Расстрелы происходили в подвале дома № 8. Иногда расстреливали и в сараях. Некоторые большие партии расстрелянных в силу красного террора были вывезены на грузовике за город. Там несчастные сами рыли себе могилы. Вначале, когда одесская чрезвычайка совершала лишь первые, еще робкие шаги по пути своей кровавой деятельности, расстрелы производились нередко самым потрясающим и омерзительно циничным способом. Приговоренного водили в клозет, наклоняли голову мученика над чашкой и в упор стреляли ему в затылок. Над этой раковиной держали его бездыханное тело, пока не стекала вся кровь. Затем спускали воду…
Впоследствии, когда чрезвычайка окрепла и происходившая в ее стенах человеческая бойня перестала быть тайной, а расстрелы стали совершаться в крупных размерах, человек по 40–50 в ночь, ареной кровавых расправ сделались погреб и сарай. Во время расстрелов заводили машину на грузовике. Ее грохот отчасти покрывал крики и стоны жертв и звуки выстрелов.
На расстрел выводили по одному, иногда по два. Осужденного заставляли в подвале раздеваться. Снимали верхнее платье и ботинки. Иногда приказывали снять и рубашку. Убивали выстрелом из револьвера в затылок. Иногда расстреливали и в лоб. Нередко расстрелы сопровождались истязаниями. В расстрелах участвовали, кроме специальных палачей — «менял», — еще и «любители». Последних, помимо извращений садистической натуры, привлекал еще и «гонорар». По уверению Абаша, за каждого расстрелянного выдавалось чрезвычайкой палачу по 1000 руб. «Менялам» же доставались вещи казненных. Из других официальных источников я слышал, что за каждого казненного чрезвычайка платила по 250 рублей. Возможно, однако, что впоследствии «такса» была повышена.

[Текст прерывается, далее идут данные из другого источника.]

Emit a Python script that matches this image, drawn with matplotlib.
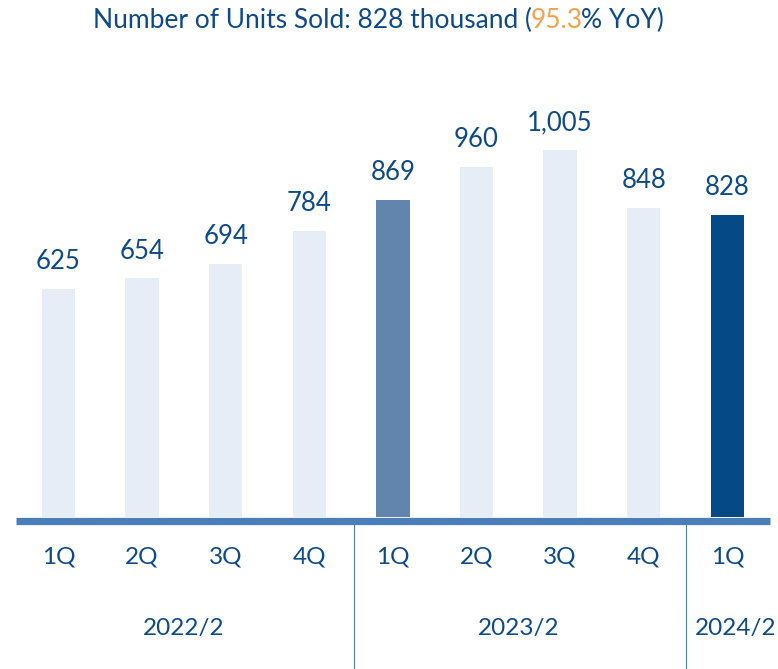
import matplotlib
matplotlib.use("Agg")
import matplotlib.pyplot as plt
from matplotlib.lines import Line2D
from matplotlib.transforms import blended_transform_factory

plt.rcParams['font.family'] = ['Lato', 'DejaVu Sans']

quarters = ["1Q", "2Q", "3Q", "4Q", "1Q", "2Q", "3Q", "4Q", "1Q"]
values = [625, 654, 694, 784, 869, 960, 1005, 848, 828]
years = ["2022/2", "2023/2", "2024/2"]
year_pos = [1.5, 5.5, 8.1]
bar_colors = ["#E7EDF6"] * 4 + ["#6285AE"] + ["#E7EDF6"] * 3 + ["#054A87"]

TEXT = "#0D4A86"
LINE = "#4A7EBB"
ORANGE = "#F5A04A"

W, H = 778, 669
fig = plt.figure(figsize=(W / 100, H / 100), dpi=100)
base_px = 517.0
ppu = 0.3648
ymax = 1200
ax_h = ymax * ppu
ax = fig.add_axes([0, (H - base_px) / H, 1, ax_h / H])
xmin = -58.5 / 83.6
ax.set_xlim(xmin, xmin + W / 83.6)
ax.set_ylim(0, ymax)
ax.axis("off")

x = list(range(len(values)))
ax.bar(x, values, width=0.40, color=bar_colors, zorder=2)
for xi, v in zip(x, values):
    ax.text(xi, v + 40, f"{v:,}", ha="center", va="bottom", fontsize=18.5, color=TEXT)

# baseline
yb = 1 - 520.5 / H
fig.add_artist(Line2D([16 / W, 770 / W], [yb, yb], color=LINE, lw=5.2,
                      transform=fig.transFigure, solid_capstyle="butt"))
# separators
for px in [354, 686]:
    fig.add_artist(Line2D([px / W, px / W], [0, 1 - 524 / H], color=LINE, lw=0.8,
                          transform=fig.transFigure))

tr = blended_transform_factory(ax.transData, fig.transFigure)
for xi, q in zip(x, quarters):
    ax.text(xi, 1 - 557 / H, q, transform=tr, ha="center", va="center",
            fontsize=17.5, color=TEXT, clip_on=False)
for xp, yl in zip(year_pos, years):
    ax.text(xp, 1 - 628 / H, yl, transform=tr, ha="center", va="center",
            fontsize=17.5, color=TEXT, clip_on=False)

# title with colored part
parts = [("Number of Units Sold: 828 thousand (", TEXT), ("95.3", ORANGE), ("% YoY)", TEXT)]
fig.canvas.draw()
r = fig.canvas.get_renderer()
texts = []
for s, c in parts:
    t = fig.text(0, 1 - 20 / H, s, color=c, fontsize=19, ha="left", va="center")
    texts.append(t)
widths = [t.get_window_extent(r).width for t in texts]
total = sum(widths)
start = 380 - total / 2
for t, w in zip(texts, widths):
    t.set_x(start / W)
    start += w - 1.5

fig.savefig("out.png", dpi=100)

В расстрелах, как я уже говорил, принимали участие и «любители» — сотрудники ЧК. Среди них Абаш упоминал какую-то девицу, сотрудницу чрезвычайки, лет 17. Она отличалась страшной жестокостью и издевательством над своими жертвами. Расстреливали известный нам Гадис, Володька и даже заведующий хозяйственной частью Е-ов. Из уст последнего впоследствии я сам услыхал, что им был собственноручно расстрелян доктор Т-м, о котором я писал в предыдущих главах. Но из всех этих отщепенцев особенной, непостижимой жестокостью отличался один из членов президиума В-н. Я не раз видел этого человека. Московский студент с бледным продолговатым худым лицом, острым носом и красивыми темными, совершенно матовыми, пронизывающими насквозь глазами. В-н, по словам Абаша, «разменивал человека по частям». Он обыкновенно садился перед своей жертвой и начинал его расспрашивать.